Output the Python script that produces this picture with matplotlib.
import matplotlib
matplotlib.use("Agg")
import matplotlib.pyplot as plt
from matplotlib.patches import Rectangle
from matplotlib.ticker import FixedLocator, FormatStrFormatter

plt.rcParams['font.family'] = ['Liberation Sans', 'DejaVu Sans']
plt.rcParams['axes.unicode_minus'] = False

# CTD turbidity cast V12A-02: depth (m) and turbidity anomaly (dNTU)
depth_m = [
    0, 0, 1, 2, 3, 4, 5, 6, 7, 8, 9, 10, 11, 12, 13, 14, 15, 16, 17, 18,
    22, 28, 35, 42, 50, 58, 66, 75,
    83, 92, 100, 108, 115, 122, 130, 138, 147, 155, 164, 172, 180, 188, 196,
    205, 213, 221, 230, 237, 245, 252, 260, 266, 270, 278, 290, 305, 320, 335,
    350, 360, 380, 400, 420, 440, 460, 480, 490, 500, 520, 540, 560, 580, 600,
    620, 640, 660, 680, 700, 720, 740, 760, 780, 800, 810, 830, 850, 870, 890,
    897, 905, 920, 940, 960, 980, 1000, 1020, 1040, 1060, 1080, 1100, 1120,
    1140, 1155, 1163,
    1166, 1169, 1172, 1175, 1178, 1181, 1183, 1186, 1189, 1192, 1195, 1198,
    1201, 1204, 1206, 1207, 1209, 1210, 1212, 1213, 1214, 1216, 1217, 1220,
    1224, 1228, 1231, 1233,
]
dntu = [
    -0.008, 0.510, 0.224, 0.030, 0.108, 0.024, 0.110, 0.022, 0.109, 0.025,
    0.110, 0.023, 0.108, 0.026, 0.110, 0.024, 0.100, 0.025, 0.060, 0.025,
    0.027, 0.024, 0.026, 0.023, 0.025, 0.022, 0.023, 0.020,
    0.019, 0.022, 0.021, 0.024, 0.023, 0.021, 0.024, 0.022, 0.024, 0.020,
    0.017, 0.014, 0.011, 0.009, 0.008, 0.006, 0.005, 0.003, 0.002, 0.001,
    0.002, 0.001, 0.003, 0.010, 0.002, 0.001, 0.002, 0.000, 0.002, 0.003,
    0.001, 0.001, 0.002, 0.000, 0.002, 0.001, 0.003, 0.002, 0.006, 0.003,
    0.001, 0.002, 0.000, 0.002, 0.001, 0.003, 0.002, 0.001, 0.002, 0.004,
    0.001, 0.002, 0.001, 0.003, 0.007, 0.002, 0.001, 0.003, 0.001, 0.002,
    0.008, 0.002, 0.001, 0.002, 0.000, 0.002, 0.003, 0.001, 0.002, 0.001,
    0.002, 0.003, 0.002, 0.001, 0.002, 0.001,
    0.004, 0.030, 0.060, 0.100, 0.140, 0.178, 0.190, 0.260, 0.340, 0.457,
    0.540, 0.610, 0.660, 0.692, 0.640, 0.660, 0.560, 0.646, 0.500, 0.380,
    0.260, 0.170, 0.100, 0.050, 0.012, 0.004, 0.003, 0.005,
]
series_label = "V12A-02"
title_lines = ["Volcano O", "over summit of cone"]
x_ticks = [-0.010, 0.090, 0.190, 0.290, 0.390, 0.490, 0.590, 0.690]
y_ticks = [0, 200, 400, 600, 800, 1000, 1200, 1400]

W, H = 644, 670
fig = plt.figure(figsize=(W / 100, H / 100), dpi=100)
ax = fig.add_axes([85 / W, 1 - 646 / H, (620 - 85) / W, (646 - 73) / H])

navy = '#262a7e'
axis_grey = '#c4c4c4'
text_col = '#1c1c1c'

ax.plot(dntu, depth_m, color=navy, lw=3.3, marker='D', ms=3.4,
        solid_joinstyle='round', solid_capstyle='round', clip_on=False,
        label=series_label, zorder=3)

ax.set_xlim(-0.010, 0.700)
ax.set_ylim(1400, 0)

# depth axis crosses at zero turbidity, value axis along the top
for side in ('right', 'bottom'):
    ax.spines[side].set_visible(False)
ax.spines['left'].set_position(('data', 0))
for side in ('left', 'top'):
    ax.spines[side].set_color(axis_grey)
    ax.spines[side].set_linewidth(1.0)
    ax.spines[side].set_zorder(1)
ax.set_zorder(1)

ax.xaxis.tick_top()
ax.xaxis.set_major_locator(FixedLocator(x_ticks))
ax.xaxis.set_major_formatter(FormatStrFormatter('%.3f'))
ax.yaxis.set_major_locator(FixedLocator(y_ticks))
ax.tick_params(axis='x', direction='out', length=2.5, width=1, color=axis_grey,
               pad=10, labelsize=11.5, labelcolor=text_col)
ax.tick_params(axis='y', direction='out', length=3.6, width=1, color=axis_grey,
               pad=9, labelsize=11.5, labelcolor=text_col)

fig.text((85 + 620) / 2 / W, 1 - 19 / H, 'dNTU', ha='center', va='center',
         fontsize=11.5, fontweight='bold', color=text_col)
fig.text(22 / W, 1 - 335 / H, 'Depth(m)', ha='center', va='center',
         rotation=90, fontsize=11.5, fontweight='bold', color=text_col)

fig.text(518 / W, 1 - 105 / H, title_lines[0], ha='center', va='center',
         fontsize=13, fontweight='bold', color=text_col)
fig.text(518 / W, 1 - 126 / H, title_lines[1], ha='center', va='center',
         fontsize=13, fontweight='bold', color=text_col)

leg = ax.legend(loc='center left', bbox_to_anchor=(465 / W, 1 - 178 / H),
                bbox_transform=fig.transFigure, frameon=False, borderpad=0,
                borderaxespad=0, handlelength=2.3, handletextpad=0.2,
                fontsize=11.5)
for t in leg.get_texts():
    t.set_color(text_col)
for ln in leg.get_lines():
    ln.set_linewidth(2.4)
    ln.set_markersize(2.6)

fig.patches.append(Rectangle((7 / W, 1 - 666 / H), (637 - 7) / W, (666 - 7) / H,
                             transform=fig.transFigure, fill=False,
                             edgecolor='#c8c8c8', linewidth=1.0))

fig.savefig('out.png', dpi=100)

══════════════════════════════

WHAT THE TASK ASKS
Exactly reproduce the material above.

RESPONSE
Output the Python script that produces this picture with matplotlib.
import matplotlib
matplotlib.use("Agg")
import matplotlib.pyplot as plt
from matplotlib.patches import Rectangle
from matplotlib.ticker import FixedLocator, FormatStrFormatter

plt.rcParams['font.family'] = ['Liberation Sans', 'DejaVu Sans']
plt.rcParams['axes.unicode_minus'] = False

# CTD turbidity cast V12A-02: depth (m) and turbidity anomaly (dNTU)
depth_m = [
    0, 0, 1, 2, 3, 4, 5, 6, 7, 8, 9, 10, 11, 12, 13, 14, 15, 16, 17, 18,
    22, 28, 35, 42, 50, 58, 66, 75,
    83, 92, 100, 108, 115, 122, 130, 138, 147, 155, 164, 172, 180, 188, 196,
    205, 213, 221, 230, 237, 245, 252, 260, 266, 270, 278, 290, 305, 320, 335,
    350, 360, 380, 400, 420, 440, 460, 480, 490, 500, 520, 540, 560, 580, 600,
    620, 640, 660, 680, 700, 720, 740, 760, 780, 800, 810, 830, 850, 870, 890,
    897, 905, 920, 940, 960, 980, 1000, 1020, 1040, 1060, 1080, 1100, 1120,
    1140, 1155, 1163,
    1166, 1169, 1172, 1175, 1178, 1181, 1183, 1186, 1189, 1192, 1195, 1198,
    1201, 1204, 1206, 1207, 1209, 1210, 1212, 1213, 1214, 1216, 1217, 1220,
    1224, 1228, 1231, 1233,
]
dntu = [
    -0.008, 0.510, 0.224, 0.030, 0.108, 0.024, 0.110, 0.022, 0.109, 0.025,
    0.110, 0.023, 0.108, 0.026, 0.110, 0.024, 0.100, 0.025, 0.060, 0.025,
    0.027, 0.024, 0.026, 0.023, 0.025, 0.022, 0.023, 0.020,
    0.019, 0.022, 0.021, 0.024, 0.023, 0.021, 0.024, 0.022, 0.024, 0.020,
    0.017, 0.014, 0.011, 0.009, 0.008, 0.006, 0.005, 0.003, 0.002, 0.001,
    0.002, 0.001, 0.003, 0.010, 0.002, 0.001, 0.002, 0.000, 0.002, 0.003,
    0.001, 0.001, 0.002, 0.000, 0.002, 0.001, 0.003, 0.002, 0.006, 0.003,
    0.001, 0.002, 0.000, 0.002, 0.001, 0.003, 0.002, 0.001, 0.002, 0.004,
    0.001, 0.002, 0.001, 0.003, 0.007, 0.002, 0.001, 0.003, 0.001, 0.002,
    0.008, 0.002, 0.001, 0.002, 0.000, 0.002, 0.003, 0.001, 0.002, 0.001,
    0.002, 0.003, 0.002, 0.001, 0.002, 0.001,
    0.004, 0.030, 0.060, 0.100, 0.140, 0.178, 0.190, 0.260, 0.340, 0.457,
    0.540, 0.610, 0.660, 0.692, 0.640, 0.660, 0.560, 0.646, 0.500, 0.380,
    0.260, 0.170, 0.100, 0.050, 0.012, 0.004, 0.003, 0.005,
]
series_label = "V12A-02"
title_lines = ["Volcano O", "over summit of cone"]
x_ticks = [-0.010, 0.090, 0.190, 0.290, 0.390, 0.490, 0.590, 0.690]
y_ticks = [0, 200, 400, 600, 800, 1000, 1200, 1400]

W, H = 644, 670
fig = plt.figure(figsize=(W / 100, H / 100), dpi=100)
ax = fig.add_axes([85 / W, 1 - 646 / H, (620 - 85) / W, (646 - 73) / H])

navy = '#262a7e'
axis_grey = '#c4c4c4'
text_col = '#1c1c1c'

ax.plot(dntu, depth_m, color=navy, lw=3.3, marker='D', ms=3.4,
        solid_joinstyle='round', solid_capstyle='round', clip_on=False,
        label=series_label, zorder=3)

ax.set_xlim(-0.010, 0.700)
ax.set_ylim(1400, 0)

# depth axis crosses at zero turbidity, value axis along the top
for side in ('right', 'bottom'):
    ax.spines[side].set_visible(False)
ax.spines['left'].set_position(('data', 0))
for side in ('left', 'top'):
    ax.spines[side].set_color(axis_grey)
    ax.spines[side].set_linewidth(1.0)
    ax.spines[side].set_zorder(1)
ax.set_zorder(1)

ax.xaxis.tick_top()
ax.xaxis.set_major_locator(FixedLocator(x_ticks))
ax.xaxis.set_major_formatter(FormatStrFormatter('%.3f'))
ax.yaxis.set_major_locator(FixedLocator(y_ticks))
ax.tick_params(axis='x', direction='out', length=2.5, width=1, color=axis_grey,
               pad=10, labelsize=11.5, labelcolor=text_col)
ax.tick_params(axis='y', direction='out', length=3.6, width=1, color=axis_grey,
               pad=9, labelsize=11.5, labelcolor=text_col)

fig.text((85 + 620) / 2 / W, 1 - 19 / H, 'dNTU', ha='center', va='center',
         fontsize=11.5, fontweight='bold', color=text_col)
fig.text(22 / W, 1 - 335 / H, 'Depth(m)', ha='center', va='center',
         rotation=90, fontsize=11.5, fontweight='bold', color=text_col)

fig.text(518 / W, 1 - 105 / H, title_lines[0], ha='center', va='center',
         fontsize=13, fontweight='bold', color=text_col)
fig.text(518 / W, 1 - 126 / H, title_lines[1], ha='center', va='center',
         fontsize=13, fontweight='bold', color=text_col)

leg = ax.legend(loc='center left', bbox_to_anchor=(465 / W, 1 - 178 / H),
                bbox_transform=fig.transFigure, frameon=False, borderpad=0,
                borderaxespad=0, handlelength=2.3, handletextpad=0.2,
                fontsize=11.5)
for t in leg.get_texts():
    t.set_color(text_col)
for ln in leg.get_lines():
    ln.set_linewidth(2.4)
    ln.set_markersize(2.6)

fig.patches.append(Rectangle((7 / W, 1 - 666 / H), (637 - 7) / W, (666 - 7) / H,
                             transform=fig.transFigure, fill=False,
                             edgecolor='#c8c8c8', linewidth=1.0))

fig.savefig('out.png', dpi=100)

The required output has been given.